Limited Excavation with Dewatering and Off-Site Disposal of Impacted Soil and Water
Free product present in MW-1, MW-4, MW-6 and MW-12 was increasing in thickness and correlating with a decreasing water table, indicating that secondary contamination may be occurring and removal of the contaminated soil would likely reduce the concentrations and decrease or eliminate the free product. Excavation followed by limited dewatering of the contaminated water in the vicinity of the worst impacted monitoring wells was selected to eliminate a significant portion of the contaminant mass.
Based on the defined extent of the contaminant mass, the area to be excavated was divided into two areas: Area #1, which consisted of three areas measuring approximately 1,056 square feet, 1,220 square feet and 352 square feet were proposed to be excavated to a depth of 15 feet and Area #2, which was approximately 400 square feet, was proposed to be excavated to a depth of approximately 10 feet. The excavation was designed to include the saturated soil extending from the water table to the terminal depth of the excavations due to contact with contaminated ground water. An approximate volume of contaminated soil that was proposed to be excavated and disposed was calculated as 1,654 cubic yards (2,481 tons). Limited dewatering activities would be conducted in support of soil excavation.
A total of 2,650.22 tons of petroleum contaminated saturated and unsaturated soils were removed from the site during the soil excavation activities. The site remained operational during the excavation. The excavations were dug to depth, then immediately backfilled and compacted to avoid the accumulation of recharging ground water in the excavation basin and the need for dewatering.
Based upon the soil volume removed and the depth to water at the site, approximately 41,840 gallons of petroleum contaminated ground water and/or free product was removed from the surficial aquifer by excavation alone.
Subsequent to backfilling the excavations, the destroyed monitoring wells were replaced in the same locations.
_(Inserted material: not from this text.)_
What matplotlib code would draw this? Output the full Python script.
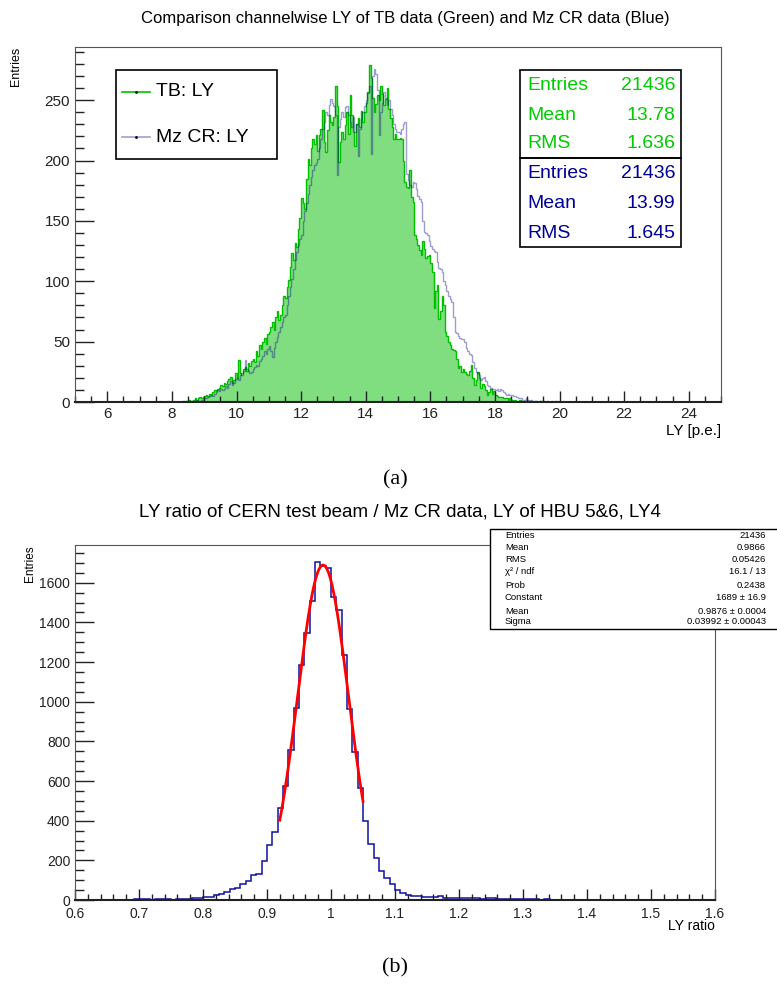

Semi-annual ground water sampling events conducted 6 months apart reported that no free product was present in any of the monitoring wells and none of the reported contaminant concentrations exceeded the GCLs and generally showed a trend of decreasing concentrations. The site was issued a conditional No Further Action (NFA) following the deed recordation of a Notice of Residual Petroleum (NRP).
The site went from having over 5 feet of free product to being effectively remediated in a total of 5 days.
This would not have been possible if the contaminant mass had not been adequately defined and the secondary source of contamination removed.